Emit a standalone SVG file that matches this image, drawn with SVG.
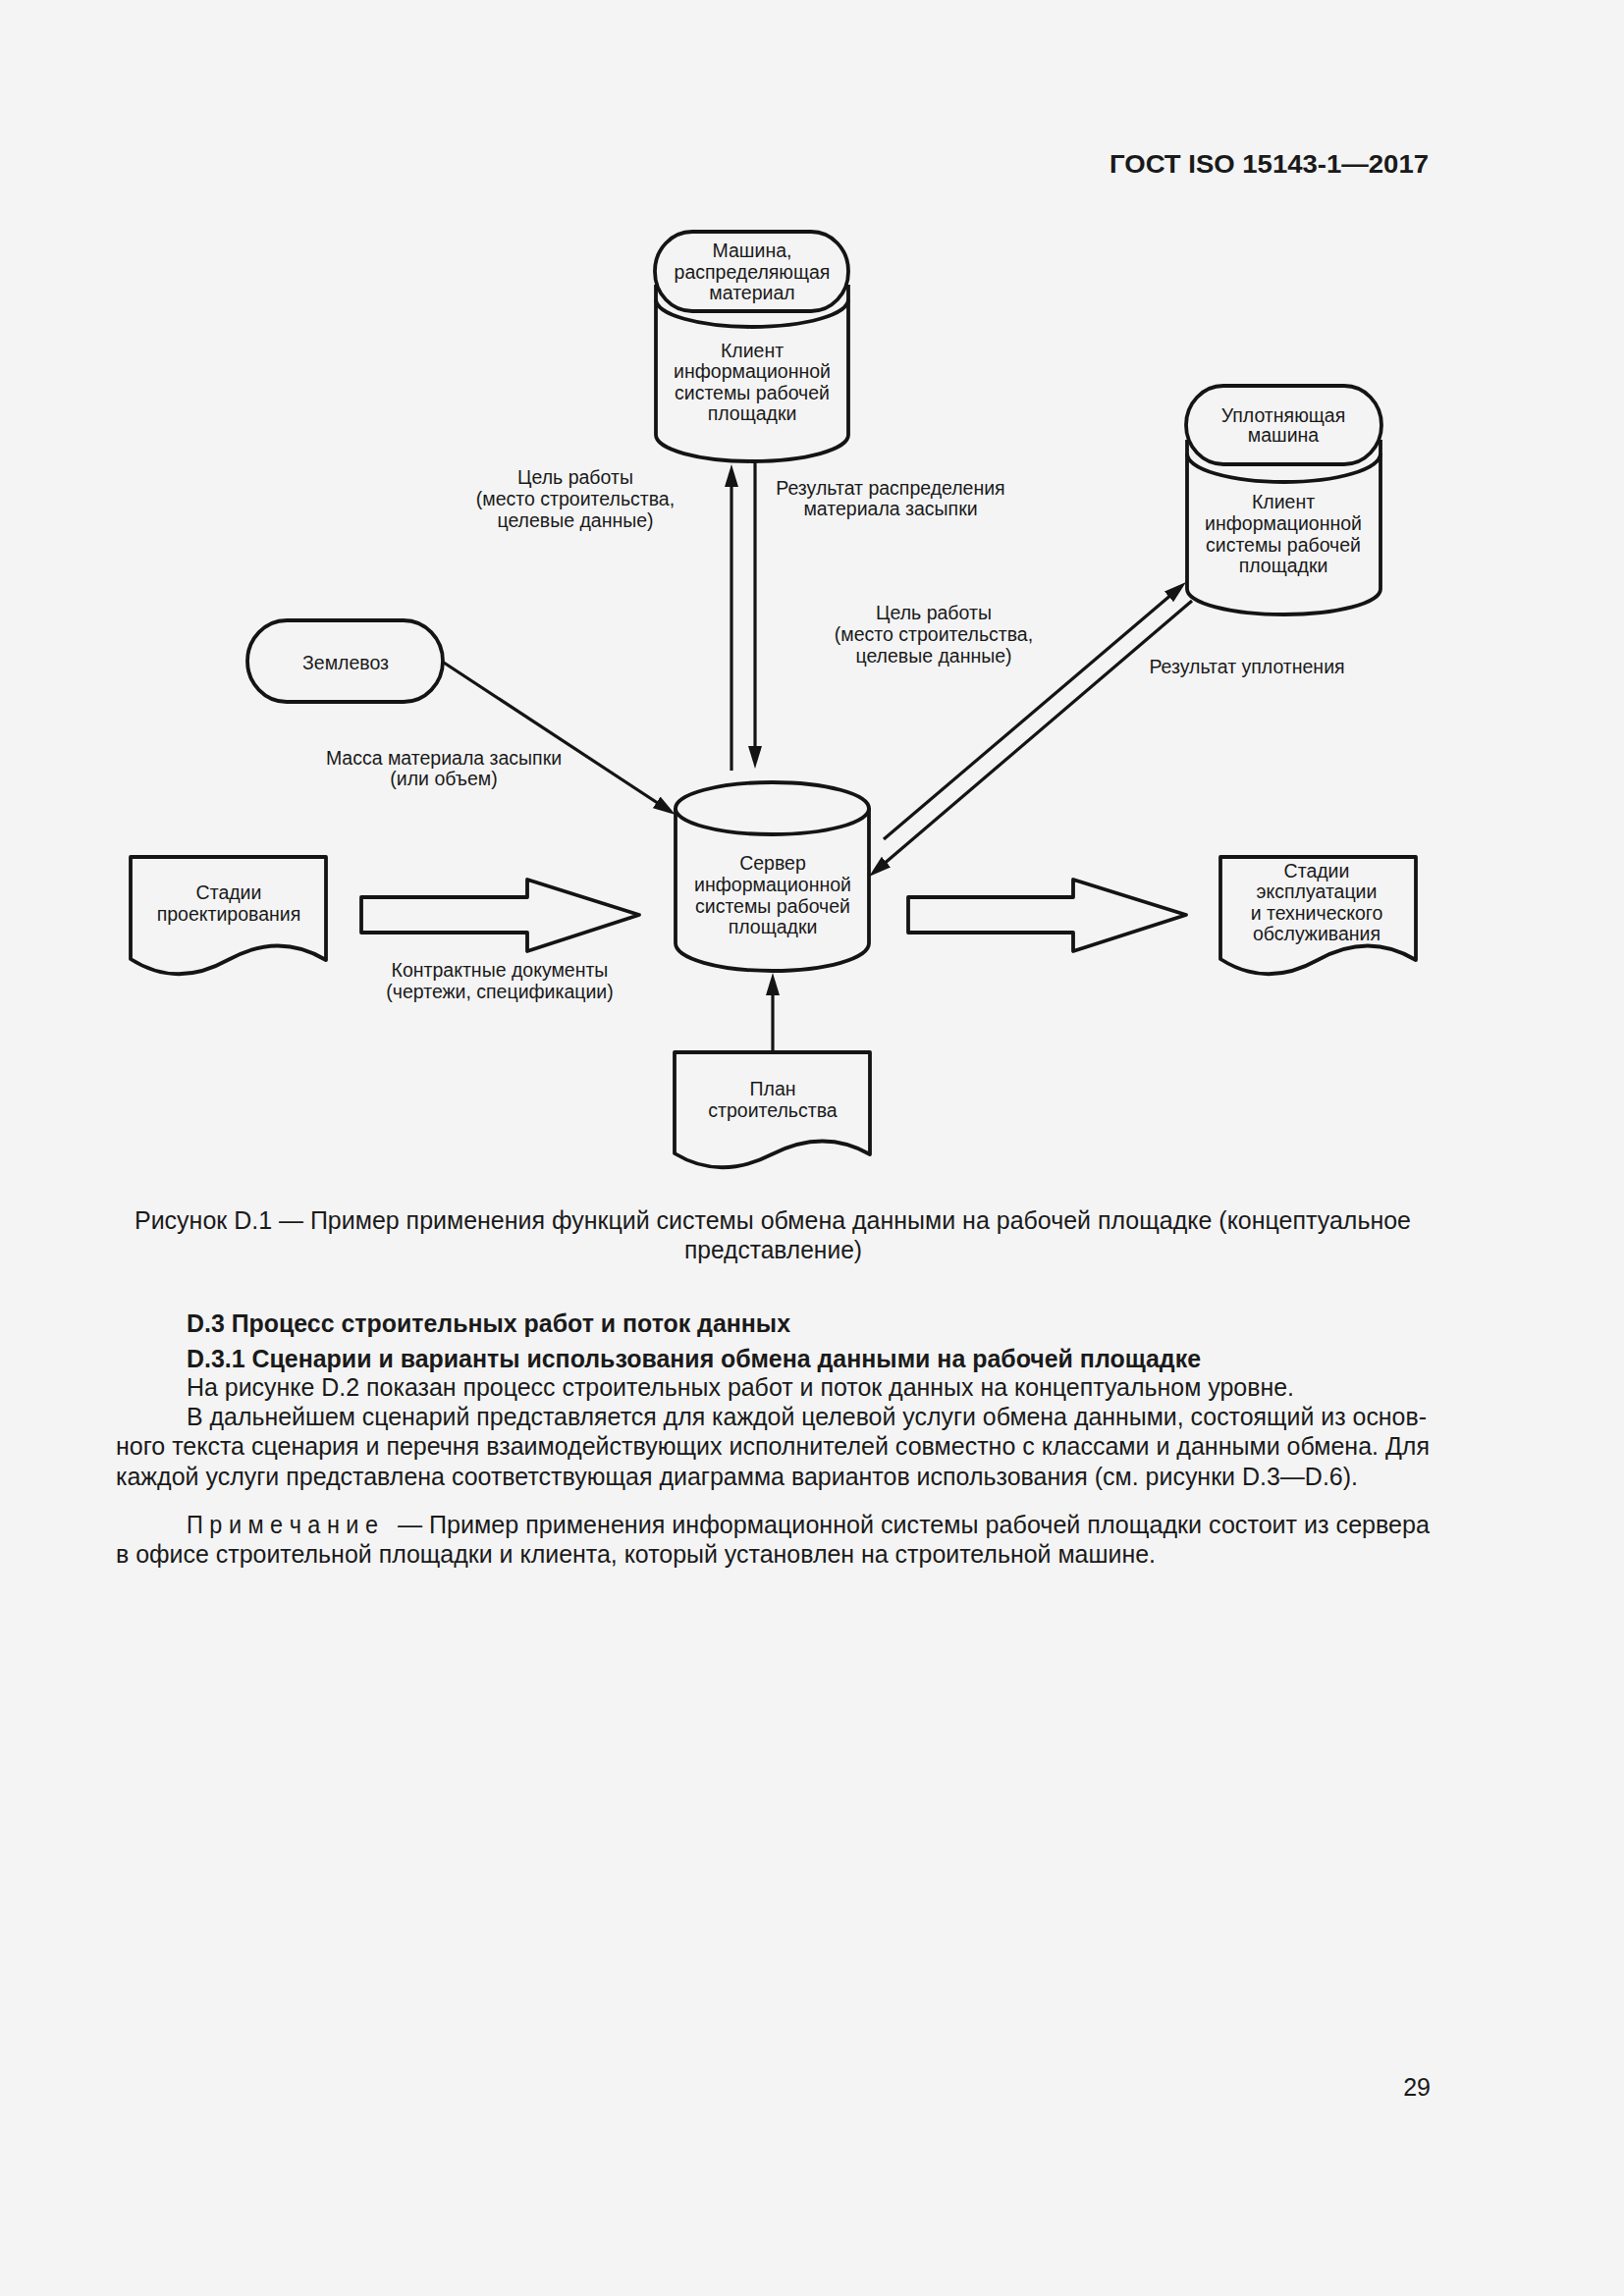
<svg xmlns="http://www.w3.org/2000/svg" width="1654" height="2339" viewBox="0 0 1654 2339">
<style>
.bg{fill:#f4f4f4}
.node{fill:#f4f4f4;stroke:#141414;stroke-width:3.8;stroke-linejoin:round}
.ln{fill:none;stroke:#141414;stroke-width:3.8}
.con{fill:none;stroke:#141414;stroke-width:3.2}
.lbl{font-family:"Liberation Sans",Arial,sans-serif;font-size:19.5px;fill:#1a1a1a;text-anchor:middle}
.body{font-family:"Liberation Sans",Arial,sans-serif;font-size:25px;fill:#1a1a1a}
.bold{font-weight:bold}
</style>
<defs>
<marker id="ah" viewBox="0 0 23 14" refX="13" refY="7" markerWidth="23" markerHeight="14" markerUnits="userSpaceOnUse" orient="auto">
<path d="M0,0 L23,7 L0,14 z" fill="#141414"/>
</marker>
</defs>
<rect class="bg" x="0" y="0" width="1654" height="2339"/>

<text class="body bold" x="1130" y="176" textLength="325" lengthAdjust="spacingAndGlyphs" style="font-size:26px">ГОСТ ISO 15143-1—2017</text>

<g id="connectors">
<line class="con" x1="745" y1="785" x2="745" y2="483" marker-end="url(#ah)"/>
<line class="con" x1="769" y1="470" x2="769" y2="773" marker-end="url(#ah)"/>
<line class="con" x1="452" y1="675" x2="679.6" y2="824.5" marker-end="url(#ah)"/>
<line class="con" x1="900" y1="855" x2="1200.4" y2="599.5" marker-end="url(#ah)"/>
<line class="con" x1="1214" y1="612" x2="892.6" y2="886.5" marker-end="url(#ah)"/>
<line class="con" x1="787" y1="1072" x2="787" y2="1001" marker-end="url(#ah)"/>
<polygon class="node" points="368,914 537,914 537,896 651,932 537,969 537,950 368,950"/>
<polygon class="node" points="925,914 1093,914 1093,896 1208,932 1093,969 1093,950 925,950"/>
</g>

<g id="labels">
<text class="lbl" x="586" y="493">Цель работы</text>
<text class="lbl" x="586" y="515">(место строительства,</text>
<text class="lbl" x="586" y="537">целевые данные)</text>
<text class="lbl" x="907" y="504">Результат распределения</text>
<text class="lbl" x="907" y="525">материала засыпки</text>
<text class="lbl" x="452" y="779">Масса материала засыпки</text>
<text class="lbl" x="452" y="800">(или объем)</text>
<text class="lbl" x="951" y="631">Цель работы</text>
<text class="lbl" x="951" y="653">(место строительства,</text>
<text class="lbl" x="951" y="675">целевые данные)</text>
<text class="lbl" x="1270" y="686">Результат уплотнения</text>
<text class="lbl" x="509" y="995">Контрактные документы</text>
<text class="lbl" x="509" y="1017">(чертежи, спецификации)</text>
</g>

<g id="spreader">
<path class="node" d="M668,290 V443 A98,27 0 0 0 864,443 V290"/>
<path class="ln" d="M668,305 A98,28 0 0 0 864,305"/>
<rect class="node" x="667" y="236" width="197" height="81" rx="38" ry="40"/>
<text class="lbl" x="766" y="262">Машина,</text>
<text class="lbl" x="766" y="284">распределяющая</text>
<text class="lbl" x="766" y="305">материал</text>
<text class="lbl" x="766" y="364">Клиент</text>
<text class="lbl" x="766" y="385">информационной</text>
<text class="lbl" x="766" y="407">системы рабочей</text>
<text class="lbl" x="766" y="428">площадки</text>
</g>

<g id="compactor">
<path class="node" d="M1209,448 V600 A98.5,26 0 0 0 1406,600 V448"/>
<path class="ln" d="M1209,462 A98.5,29 0 0 0 1406,462"/>
<rect class="node" x="1208" y="393" width="199" height="80" rx="38" ry="40"/>
<text class="lbl" x="1307" y="430">Уплотняющая</text>
<text class="lbl" x="1307" y="450">машина</text>
<text class="lbl" x="1307" y="518">Клиент</text>
<text class="lbl" x="1307" y="540">информационной</text>
<text class="lbl" x="1307" y="562">системы рабочей</text>
<text class="lbl" x="1307" y="583">площадки</text>
</g>

<g id="server">
<path class="node" d="M688,823 V961 A98.5,28 0 0 0 885,961 V823"/>
<ellipse class="node" cx="786.5" cy="823.5" rx="98.5" ry="26.5"/>
<text class="lbl" x="787" y="886">Сервер</text>
<text class="lbl" x="787" y="908">информационной</text>
<text class="lbl" x="787" y="930">системы рабочей</text>
<text class="lbl" x="787" y="951">площадки</text>
</g>

<g id="truck">
<rect class="node" x="252" y="632" width="199" height="83" rx="40" ry="41.5"/>
<text class="lbl" x="352" y="682">Землевоз</text>
</g>

<g id="design">
<path class="node" d="M133,977 V873 H332 V978 Q284,949 232,978 Q180,1007 133,977 z"/>
<text class="lbl" x="233" y="916">Стадии</text>
<text class="lbl" x="233" y="938">проектирования</text>
</g>

<g id="operation">
<path class="node" d="M1243,977 V873 H1442 V978 Q1394,949 1342,978 Q1290,1007 1243,977 z"/>
<text class="lbl" x="1341" y="894">Стадии</text>
<text class="lbl" x="1341" y="915">эксплуатации</text>
<text class="lbl" x="1341" y="937">и технического</text>
<text class="lbl" x="1341" y="958">обслуживания</text>
</g>

<g id="plan">
<path class="node" d="M687,1175 V1072 H886 V1176 Q839,1149 786,1176 Q733,1203 687,1175 z"/>
<text class="lbl" x="787" y="1116">План</text>
<text class="lbl" x="787" y="1138">строительства</text>
</g>

<g id="text">
<text class="body" x="137" y="1252" textLength="1300" lengthAdjust="spacingAndGlyphs">Рисунок D.1 — Пример применения функций системы обмена данными на рабочей площадке (концептуальное</text>
<text class="body" x="697" y="1282" textLength="181" lengthAdjust="spacingAndGlyphs">представление)</text>
<text class="body bold" x="190" y="1357" textLength="615" lengthAdjust="spacingAndGlyphs">D.3 Процесс строительных работ и поток данных</text>
<text class="body bold" x="190" y="1393" textLength="1033" lengthAdjust="spacingAndGlyphs">D.3.1 Сценарии и варианты использования обмена данными на рабочей площадке</text>
<text class="body" x="190" y="1422" textLength="1128" lengthAdjust="spacingAndGlyphs">На рисунке D.2 показан процесс строительных работ и поток данных на концептуальном уровне.</text>
<text class="body" x="190" y="1452" textLength="1263" lengthAdjust="spacingAndGlyphs">В дальнейшем сценарий представляется для каждой целевой услуги обмена данными, состоящий из основ-</text>
<text class="body" x="118" y="1482" textLength="1338" lengthAdjust="spacingAndGlyphs">ного текста сценария и перечня взаимодействующих исполнителей совместно с классами и данными обмена. Для</text>
<text class="body" x="118" y="1513" textLength="1265" lengthAdjust="spacingAndGlyphs">каждой услуги представлена соответствующая диаграмма вариантов использования (см. рисунки D.3—D.6).</text>
<text class="body" x="190" y="1562" textLength="195" lengthAdjust="spacingAndGlyphs">П р и м е ч а н и е</text>
<text class="body" x="405" y="1562" textLength="1051" lengthAdjust="spacingAndGlyphs">— Пример применения информационной системы рабочей площадки состоит из сервера</text>
<text class="body" x="118" y="1592" textLength="1059" lengthAdjust="spacingAndGlyphs">в офисе строительной площадки и клиента, который установлен на строительной машине.</text>
<text class="body" x="1457" y="2135" text-anchor="end">29</text>
</g>
</svg>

= = = = =

* _Exercise objective_:
Copy the data exactly. Any picture it contains is to be omitted.

* _Completed exercise_:
Emit a standalone SVG file that matches this image, drawn with SVG.
<svg xmlns="http://www.w3.org/2000/svg" width="1654" height="2339" viewBox="0 0 1654 2339">
<style>
.bg{fill:#f4f4f4}
.node{fill:#f4f4f4;stroke:#141414;stroke-width:3.8;stroke-linejoin:round}
.ln{fill:none;stroke:#141414;stroke-width:3.8}
.con{fill:none;stroke:#141414;stroke-width:3.2}
.lbl{font-family:"Liberation Sans",Arial,sans-serif;font-size:19.5px;fill:#1a1a1a;text-anchor:middle}
.body{font-family:"Liberation Sans",Arial,sans-serif;font-size:25px;fill:#1a1a1a}
.bold{font-weight:bold}
</style>
<defs>
<marker id="ah" viewBox="0 0 23 14" refX="13" refY="7" markerWidth="23" markerHeight="14" markerUnits="userSpaceOnUse" orient="auto">
<path d="M0,0 L23,7 L0,14 z" fill="#141414"/>
</marker>
</defs>
<rect class="bg" x="0" y="0" width="1654" height="2339"/>

<text class="body bold" x="1130" y="176" textLength="325" lengthAdjust="spacingAndGlyphs" style="font-size:26px">ГОСТ ISO 15143-1—2017</text>

<g id="connectors">
<line class="con" x1="745" y1="785" x2="745" y2="483" marker-end="url(#ah)"/>
<line class="con" x1="769" y1="470" x2="769" y2="773" marker-end="url(#ah)"/>
<line class="con" x1="452" y1="675" x2="679.6" y2="824.5" marker-end="url(#ah)"/>
<line class="con" x1="900" y1="855" x2="1200.4" y2="599.5" marker-end="url(#ah)"/>
<line class="con" x1="1214" y1="612" x2="892.6" y2="886.5" marker-end="url(#ah)"/>
<line class="con" x1="787" y1="1072" x2="787" y2="1001" marker-end="url(#ah)"/>
<polygon class="node" points="368,914 537,914 537,896 651,932 537,969 537,950 368,950"/>
<polygon class="node" points="925,914 1093,914 1093,896 1208,932 1093,969 1093,950 925,950"/>
</g>

<g id="labels">
<text class="lbl" x="586" y="493">Цель работы</text>
<text class="lbl" x="586" y="515">(место строительства,</text>
<text class="lbl" x="586" y="537">целевые данные)</text>
<text class="lbl" x="907" y="504">Результат распределения</text>
<text class="lbl" x="907" y="525">материала засыпки</text>
<text class="lbl" x="452" y="779">Масса материала засыпки</text>
<text class="lbl" x="452" y="800">(или объем)</text>
<text class="lbl" x="951" y="631">Цель работы</text>
<text class="lbl" x="951" y="653">(место строительства,</text>
<text class="lbl" x="951" y="675">целевые данные)</text>
<text class="lbl" x="1270" y="686">Результат уплотнения</text>
<text class="lbl" x="509" y="995">Контрактные документы</text>
<text class="lbl" x="509" y="1017">(чертежи, спецификации)</text>
</g>

<g id="spreader">
<path class="node" d="M668,290 V443 A98,27 0 0 0 864,443 V290"/>
<path class="ln" d="M668,305 A98,28 0 0 0 864,305"/>
<rect class="node" x="667" y="236" width="197" height="81" rx="38" ry="40"/>
<text class="lbl" x="766" y="262">Машина,</text>
<text class="lbl" x="766" y="284">распределяющая</text>
<text class="lbl" x="766" y="305">материал</text>
<text class="lbl" x="766" y="364">Клиент</text>
<text class="lbl" x="766" y="385">информационной</text>
<text class="lbl" x="766" y="407">системы рабочей</text>
<text class="lbl" x="766" y="428">площадки</text>
</g>

<g id="compactor">
<path class="node" d="M1209,448 V600 A98.5,26 0 0 0 1406,600 V448"/>
<path class="ln" d="M1209,462 A98.5,29 0 0 0 1406,462"/>
<rect class="node" x="1208" y="393" width="199" height="80" rx="38" ry="40"/>
<text class="lbl" x="1307" y="430">Уплотняющая</text>
<text class="lbl" x="1307" y="450">машина</text>
<text class="lbl" x="1307" y="518">Клиент</text>
<text class="lbl" x="1307" y="540">информационной</text>
<text class="lbl" x="1307" y="562">системы рабочей</text>
<text class="lbl" x="1307" y="583">площадки</text>
</g>

<g id="server">
<path class="node" d="M688,823 V961 A98.5,28 0 0 0 885,961 V823"/>
<ellipse class="node" cx="786.5" cy="823.5" rx="98.5" ry="26.5"/>
<text class="lbl" x="787" y="886">Сервер</text>
<text class="lbl" x="787" y="908">информационной</text>
<text class="lbl" x="787" y="930">системы рабочей</text>
<text class="lbl" x="787" y="951">площадки</text>
</g>

<g id="truck">
<rect class="node" x="252" y="632" width="199" height="83" rx="40" ry="41.5"/>
<text class="lbl" x="352" y="682">Землевоз</text>
</g>

<g id="design">
<path class="node" d="M133,977 V873 H332 V978 Q284,949 232,978 Q180,1007 133,977 z"/>
<text class="lbl" x="233" y="916">Стадии</text>
<text class="lbl" x="233" y="938">проектирования</text>
</g>

<g id="operation">
<path class="node" d="M1243,977 V873 H1442 V978 Q1394,949 1342,978 Q1290,1007 1243,977 z"/>
<text class="lbl" x="1341" y="894">Стадии</text>
<text class="lbl" x="1341" y="915">эксплуатации</text>
<text class="lbl" x="1341" y="937">и технического</text>
<text class="lbl" x="1341" y="958">обслуживания</text>
</g>

<g id="plan">
<path class="node" d="M687,1175 V1072 H886 V1176 Q839,1149 786,1176 Q733,1203 687,1175 z"/>
<text class="lbl" x="787" y="1116">План</text>
<text class="lbl" x="787" y="1138">строительства</text>
</g>

<g id="text">
<text class="body" x="137" y="1252" textLength="1300" lengthAdjust="spacingAndGlyphs">Рисунок D.1 — Пример применения функций системы обмена данными на рабочей площадке (концептуальное</text>
<text class="body" x="697" y="1282" textLength="181" lengthAdjust="spacingAndGlyphs">представление)</text>
<text class="body bold" x="190" y="1357" textLength="615" lengthAdjust="spacingAndGlyphs">D.3 Процесс строительных работ и поток данных</text>
<text class="body bold" x="190" y="1393" textLength="1033" lengthAdjust="spacingAndGlyphs">D.3.1 Сценарии и варианты использования обмена данными на рабочей площадке</text>
<text class="body" x="190" y="1422" textLength="1128" lengthAdjust="spacingAndGlyphs">На рисунке D.2 показан процесс строительных работ и поток данных на концептуальном уровне.</text>
<text class="body" x="190" y="1452" textLength="1263" lengthAdjust="spacingAndGlyphs">В дальнейшем сценарий представляется для каждой целевой услуги обмена данными, состоящий из основ-</text>
<text class="body" x="118" y="1482" textLength="1338" lengthAdjust="spacingAndGlyphs">ного текста сценария и перечня взаимодействующих исполнителей совместно с классами и данными обмена. Для</text>
<text class="body" x="118" y="1513" textLength="1265" lengthAdjust="spacingAndGlyphs">каждой услуги представлена соответствующая диаграмма вариантов использования (см. рисунки D.3—D.6).</text>
<text class="body" x="190" y="1562" textLength="195" lengthAdjust="spacingAndGlyphs">П р и м е ч а н и е</text>
<text class="body" x="405" y="1562" textLength="1051" lengthAdjust="spacingAndGlyphs">— Пример применения информационной системы рабочей площадки состоит из сервера</text>
<text class="body" x="118" y="1592" textLength="1059" lengthAdjust="spacingAndGlyphs">в офисе строительной площадки и клиента, который установлен на строительной машине.</text>
<text class="body" x="1457" y="2135" text-anchor="end">29</text>
</g>
</svg>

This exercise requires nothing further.